Do this -> Below are the records; give again exactly the lines from the one containing "Generate a Python" through the one containing "import seaborn as sns", leaving out pictures.

Data provided ->
##########
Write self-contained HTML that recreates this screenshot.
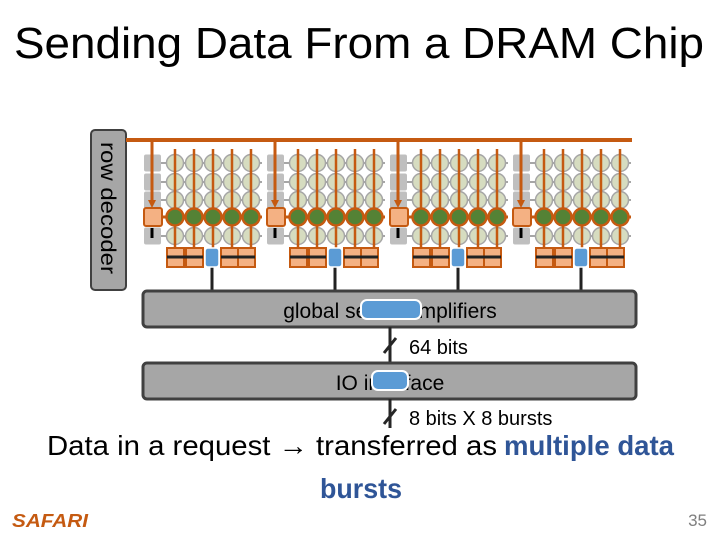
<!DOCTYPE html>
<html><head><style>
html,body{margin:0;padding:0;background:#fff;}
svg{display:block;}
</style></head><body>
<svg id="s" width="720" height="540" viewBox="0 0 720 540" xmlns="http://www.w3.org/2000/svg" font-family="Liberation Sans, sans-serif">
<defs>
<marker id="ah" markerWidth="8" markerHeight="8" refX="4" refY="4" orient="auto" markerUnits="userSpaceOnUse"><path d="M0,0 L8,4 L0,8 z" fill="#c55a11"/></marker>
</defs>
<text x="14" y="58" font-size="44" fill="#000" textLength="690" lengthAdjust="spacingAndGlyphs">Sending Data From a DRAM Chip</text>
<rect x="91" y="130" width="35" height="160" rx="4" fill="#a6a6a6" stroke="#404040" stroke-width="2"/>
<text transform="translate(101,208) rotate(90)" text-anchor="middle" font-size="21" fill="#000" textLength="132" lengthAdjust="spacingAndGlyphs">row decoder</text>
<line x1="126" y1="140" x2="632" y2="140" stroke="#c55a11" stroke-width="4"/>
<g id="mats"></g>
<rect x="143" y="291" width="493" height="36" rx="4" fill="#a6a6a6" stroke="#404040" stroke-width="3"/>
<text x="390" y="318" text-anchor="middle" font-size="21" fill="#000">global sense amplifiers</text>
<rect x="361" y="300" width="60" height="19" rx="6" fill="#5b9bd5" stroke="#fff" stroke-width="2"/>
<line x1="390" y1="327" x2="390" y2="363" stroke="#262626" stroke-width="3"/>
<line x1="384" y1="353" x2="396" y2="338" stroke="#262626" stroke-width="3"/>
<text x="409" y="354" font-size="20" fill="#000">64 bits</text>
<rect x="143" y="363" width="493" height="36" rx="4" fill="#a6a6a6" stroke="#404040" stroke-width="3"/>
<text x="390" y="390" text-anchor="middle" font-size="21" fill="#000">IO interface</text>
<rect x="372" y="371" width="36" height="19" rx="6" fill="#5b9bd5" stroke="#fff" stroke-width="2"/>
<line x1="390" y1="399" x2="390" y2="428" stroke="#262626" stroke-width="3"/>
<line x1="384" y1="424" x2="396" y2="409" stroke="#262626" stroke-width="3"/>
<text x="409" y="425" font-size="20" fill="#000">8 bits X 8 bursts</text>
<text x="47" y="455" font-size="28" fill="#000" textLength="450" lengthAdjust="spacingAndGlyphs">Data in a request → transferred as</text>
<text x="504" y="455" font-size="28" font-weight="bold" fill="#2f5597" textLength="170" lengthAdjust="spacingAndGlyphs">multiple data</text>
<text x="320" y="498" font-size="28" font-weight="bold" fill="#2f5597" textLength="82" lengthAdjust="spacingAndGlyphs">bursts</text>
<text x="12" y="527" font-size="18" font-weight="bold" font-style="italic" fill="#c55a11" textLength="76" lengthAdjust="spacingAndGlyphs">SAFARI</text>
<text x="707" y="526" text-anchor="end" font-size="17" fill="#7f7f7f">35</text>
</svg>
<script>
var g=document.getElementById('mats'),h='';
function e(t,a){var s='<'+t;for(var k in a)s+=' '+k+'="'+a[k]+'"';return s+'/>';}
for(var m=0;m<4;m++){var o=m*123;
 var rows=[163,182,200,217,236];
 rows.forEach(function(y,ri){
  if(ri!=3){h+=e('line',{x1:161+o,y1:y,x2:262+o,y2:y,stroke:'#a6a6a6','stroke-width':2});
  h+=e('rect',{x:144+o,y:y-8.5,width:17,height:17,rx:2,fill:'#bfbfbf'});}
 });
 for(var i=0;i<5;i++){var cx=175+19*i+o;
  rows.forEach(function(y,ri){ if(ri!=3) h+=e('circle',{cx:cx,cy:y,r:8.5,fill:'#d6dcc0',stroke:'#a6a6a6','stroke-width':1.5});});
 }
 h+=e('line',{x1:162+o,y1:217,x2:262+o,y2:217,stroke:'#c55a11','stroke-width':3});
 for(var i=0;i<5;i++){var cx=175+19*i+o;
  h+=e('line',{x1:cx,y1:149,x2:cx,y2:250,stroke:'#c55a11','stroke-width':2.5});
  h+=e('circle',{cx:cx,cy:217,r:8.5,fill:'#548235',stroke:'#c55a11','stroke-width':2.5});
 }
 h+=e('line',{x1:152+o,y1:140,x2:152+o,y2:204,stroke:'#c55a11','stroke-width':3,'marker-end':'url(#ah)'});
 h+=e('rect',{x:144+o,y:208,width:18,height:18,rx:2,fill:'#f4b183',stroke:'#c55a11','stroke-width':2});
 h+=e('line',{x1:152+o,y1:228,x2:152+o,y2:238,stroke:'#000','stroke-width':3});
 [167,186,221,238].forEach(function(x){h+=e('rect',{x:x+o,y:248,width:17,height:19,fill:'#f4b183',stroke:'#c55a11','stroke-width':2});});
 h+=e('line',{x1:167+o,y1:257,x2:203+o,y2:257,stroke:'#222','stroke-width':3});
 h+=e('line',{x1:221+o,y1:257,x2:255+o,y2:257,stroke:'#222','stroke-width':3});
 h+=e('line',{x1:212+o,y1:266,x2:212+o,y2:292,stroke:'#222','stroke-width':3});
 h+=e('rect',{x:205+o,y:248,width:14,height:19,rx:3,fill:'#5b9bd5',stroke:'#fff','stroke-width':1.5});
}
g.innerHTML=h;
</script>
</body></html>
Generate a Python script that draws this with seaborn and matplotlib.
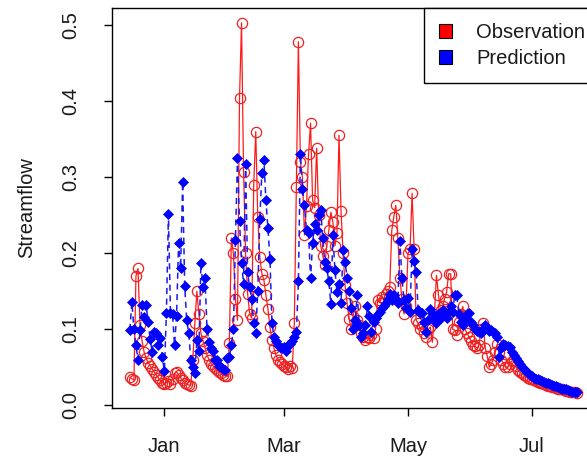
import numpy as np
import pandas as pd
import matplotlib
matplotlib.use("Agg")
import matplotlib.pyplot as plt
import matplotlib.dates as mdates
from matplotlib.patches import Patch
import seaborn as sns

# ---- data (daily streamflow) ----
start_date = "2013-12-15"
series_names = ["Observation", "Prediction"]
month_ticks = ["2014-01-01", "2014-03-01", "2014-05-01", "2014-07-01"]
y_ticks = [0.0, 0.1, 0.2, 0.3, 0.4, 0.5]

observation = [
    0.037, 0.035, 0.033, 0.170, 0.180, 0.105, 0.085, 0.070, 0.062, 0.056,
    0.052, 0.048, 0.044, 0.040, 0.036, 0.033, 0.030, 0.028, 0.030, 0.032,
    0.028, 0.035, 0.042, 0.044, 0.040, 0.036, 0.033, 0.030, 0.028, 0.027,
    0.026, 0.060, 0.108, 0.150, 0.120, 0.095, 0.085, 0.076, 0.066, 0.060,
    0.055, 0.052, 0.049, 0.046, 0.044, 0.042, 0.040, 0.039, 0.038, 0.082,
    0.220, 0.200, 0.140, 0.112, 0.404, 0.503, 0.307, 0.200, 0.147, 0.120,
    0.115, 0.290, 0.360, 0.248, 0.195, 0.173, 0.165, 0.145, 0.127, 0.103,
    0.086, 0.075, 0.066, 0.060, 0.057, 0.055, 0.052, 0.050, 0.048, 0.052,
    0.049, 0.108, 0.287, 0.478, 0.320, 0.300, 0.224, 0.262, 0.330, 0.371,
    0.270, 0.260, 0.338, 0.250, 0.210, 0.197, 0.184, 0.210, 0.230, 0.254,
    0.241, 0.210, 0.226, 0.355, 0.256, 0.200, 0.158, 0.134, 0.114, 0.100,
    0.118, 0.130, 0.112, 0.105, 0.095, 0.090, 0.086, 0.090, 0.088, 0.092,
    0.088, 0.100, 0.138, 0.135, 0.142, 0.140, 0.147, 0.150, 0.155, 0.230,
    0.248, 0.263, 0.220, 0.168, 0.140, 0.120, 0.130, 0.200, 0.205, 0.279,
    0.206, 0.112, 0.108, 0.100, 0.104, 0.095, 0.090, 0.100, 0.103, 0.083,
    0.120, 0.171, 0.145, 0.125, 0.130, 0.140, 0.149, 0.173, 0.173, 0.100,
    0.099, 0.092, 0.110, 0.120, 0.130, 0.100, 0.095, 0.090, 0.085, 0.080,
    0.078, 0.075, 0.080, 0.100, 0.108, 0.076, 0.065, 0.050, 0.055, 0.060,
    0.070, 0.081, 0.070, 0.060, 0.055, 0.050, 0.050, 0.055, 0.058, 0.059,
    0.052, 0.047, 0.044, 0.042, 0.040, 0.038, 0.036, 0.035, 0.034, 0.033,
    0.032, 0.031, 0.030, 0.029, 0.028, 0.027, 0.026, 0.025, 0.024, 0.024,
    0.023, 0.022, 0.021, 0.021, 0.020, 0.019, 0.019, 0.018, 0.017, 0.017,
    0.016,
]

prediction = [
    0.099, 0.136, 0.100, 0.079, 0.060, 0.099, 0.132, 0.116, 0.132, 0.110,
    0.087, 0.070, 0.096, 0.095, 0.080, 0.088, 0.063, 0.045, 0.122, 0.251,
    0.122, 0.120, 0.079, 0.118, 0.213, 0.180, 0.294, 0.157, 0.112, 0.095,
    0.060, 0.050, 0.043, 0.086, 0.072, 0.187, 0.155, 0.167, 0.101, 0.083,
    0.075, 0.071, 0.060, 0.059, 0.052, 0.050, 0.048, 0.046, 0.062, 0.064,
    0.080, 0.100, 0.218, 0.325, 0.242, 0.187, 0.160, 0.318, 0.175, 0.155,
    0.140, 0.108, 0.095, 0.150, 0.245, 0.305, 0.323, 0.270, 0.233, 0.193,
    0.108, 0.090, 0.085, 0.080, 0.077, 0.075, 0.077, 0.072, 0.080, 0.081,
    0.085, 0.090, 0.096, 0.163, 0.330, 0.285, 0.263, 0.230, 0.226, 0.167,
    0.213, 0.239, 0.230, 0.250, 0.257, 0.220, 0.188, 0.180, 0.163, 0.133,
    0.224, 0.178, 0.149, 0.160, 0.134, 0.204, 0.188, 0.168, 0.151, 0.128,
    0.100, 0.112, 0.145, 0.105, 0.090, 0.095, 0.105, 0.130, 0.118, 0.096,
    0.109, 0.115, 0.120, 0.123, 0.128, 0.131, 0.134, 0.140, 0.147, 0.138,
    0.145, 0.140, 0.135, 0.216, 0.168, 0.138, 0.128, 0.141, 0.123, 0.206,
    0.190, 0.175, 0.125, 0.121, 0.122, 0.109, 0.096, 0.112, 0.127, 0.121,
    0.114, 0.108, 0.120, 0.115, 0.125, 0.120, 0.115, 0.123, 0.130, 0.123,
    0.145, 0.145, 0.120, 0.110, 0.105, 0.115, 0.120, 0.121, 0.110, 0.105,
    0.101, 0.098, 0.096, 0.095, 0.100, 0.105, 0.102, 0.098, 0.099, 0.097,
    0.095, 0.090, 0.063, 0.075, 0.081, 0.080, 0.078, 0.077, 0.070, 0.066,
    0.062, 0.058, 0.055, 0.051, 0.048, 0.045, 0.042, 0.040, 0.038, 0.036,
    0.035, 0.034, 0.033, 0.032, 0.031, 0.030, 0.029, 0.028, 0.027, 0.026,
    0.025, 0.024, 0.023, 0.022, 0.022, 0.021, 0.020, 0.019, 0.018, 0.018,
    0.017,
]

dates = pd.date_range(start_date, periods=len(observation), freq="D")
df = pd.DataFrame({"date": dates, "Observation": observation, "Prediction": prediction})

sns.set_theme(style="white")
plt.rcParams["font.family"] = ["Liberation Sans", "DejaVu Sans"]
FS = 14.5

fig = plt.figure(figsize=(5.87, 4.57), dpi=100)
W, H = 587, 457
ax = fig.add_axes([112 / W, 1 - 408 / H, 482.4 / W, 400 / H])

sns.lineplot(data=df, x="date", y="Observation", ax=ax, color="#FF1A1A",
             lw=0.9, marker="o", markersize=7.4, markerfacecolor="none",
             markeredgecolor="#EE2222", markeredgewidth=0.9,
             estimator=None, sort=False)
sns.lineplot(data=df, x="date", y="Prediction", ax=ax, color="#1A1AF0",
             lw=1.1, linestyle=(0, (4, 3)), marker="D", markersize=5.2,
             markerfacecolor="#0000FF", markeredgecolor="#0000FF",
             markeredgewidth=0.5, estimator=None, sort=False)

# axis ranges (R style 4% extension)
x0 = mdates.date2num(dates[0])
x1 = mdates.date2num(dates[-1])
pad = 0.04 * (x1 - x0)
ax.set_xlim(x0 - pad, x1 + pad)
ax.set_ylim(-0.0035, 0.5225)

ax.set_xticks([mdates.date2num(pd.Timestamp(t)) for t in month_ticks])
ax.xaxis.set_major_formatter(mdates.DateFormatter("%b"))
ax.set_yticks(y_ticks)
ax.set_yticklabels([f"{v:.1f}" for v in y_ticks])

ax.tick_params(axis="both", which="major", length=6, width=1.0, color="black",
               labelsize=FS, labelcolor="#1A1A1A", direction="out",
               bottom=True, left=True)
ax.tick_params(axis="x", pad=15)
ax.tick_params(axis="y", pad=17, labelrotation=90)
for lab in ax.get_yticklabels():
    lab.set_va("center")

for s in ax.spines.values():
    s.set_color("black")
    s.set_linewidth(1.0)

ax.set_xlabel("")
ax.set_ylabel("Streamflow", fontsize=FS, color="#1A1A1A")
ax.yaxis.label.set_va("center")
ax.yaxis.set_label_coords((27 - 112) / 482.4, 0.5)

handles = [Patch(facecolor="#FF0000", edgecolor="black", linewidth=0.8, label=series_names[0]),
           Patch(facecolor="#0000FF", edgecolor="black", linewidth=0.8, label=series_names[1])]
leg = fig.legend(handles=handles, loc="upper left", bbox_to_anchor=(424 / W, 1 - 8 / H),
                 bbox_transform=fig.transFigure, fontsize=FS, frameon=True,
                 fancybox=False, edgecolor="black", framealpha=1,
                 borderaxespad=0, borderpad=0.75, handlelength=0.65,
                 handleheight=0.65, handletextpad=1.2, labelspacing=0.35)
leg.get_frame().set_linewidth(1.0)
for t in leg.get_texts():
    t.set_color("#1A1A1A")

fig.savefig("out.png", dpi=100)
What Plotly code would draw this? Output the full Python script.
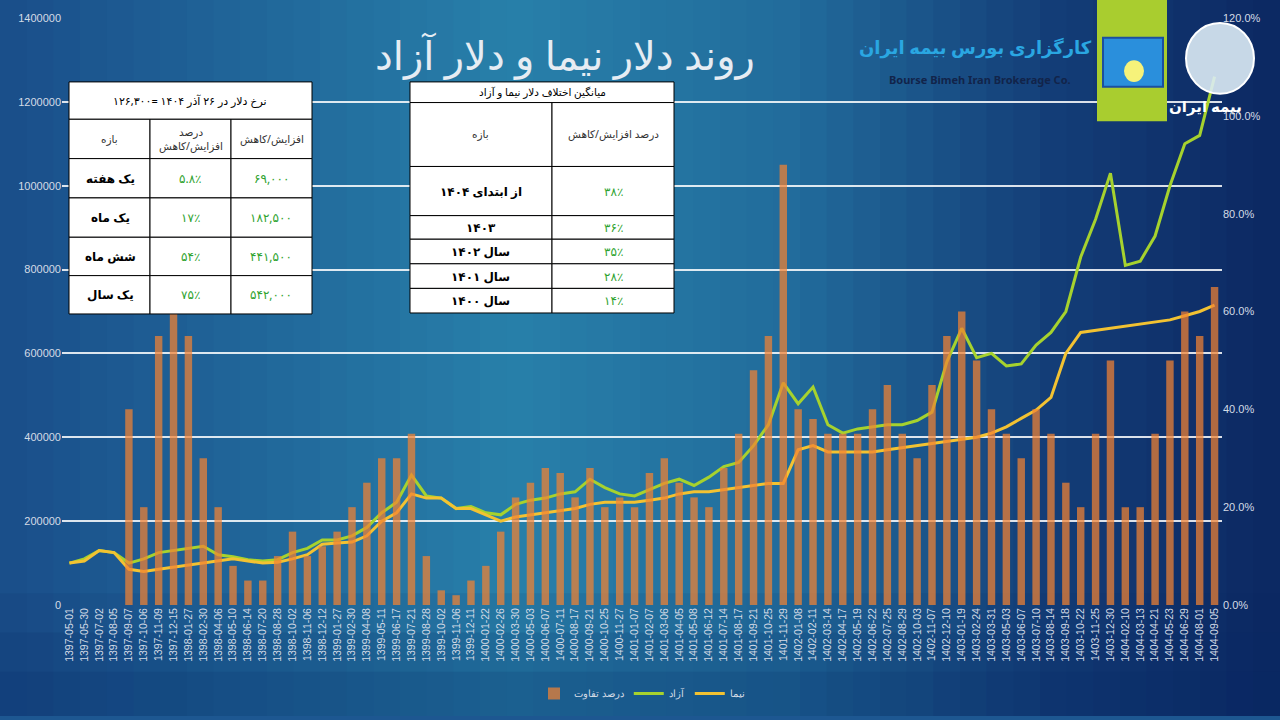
##########
Task response ->
Generate a Python script that draws this with seaborn and matplotlib.
import numpy as np
import pandas as pd
import matplotlib
matplotlib.use("Agg")
import matplotlib.pyplot as plt
import matplotlib.dates as mdates
from matplotlib.patches import Patch
import seaborn as sns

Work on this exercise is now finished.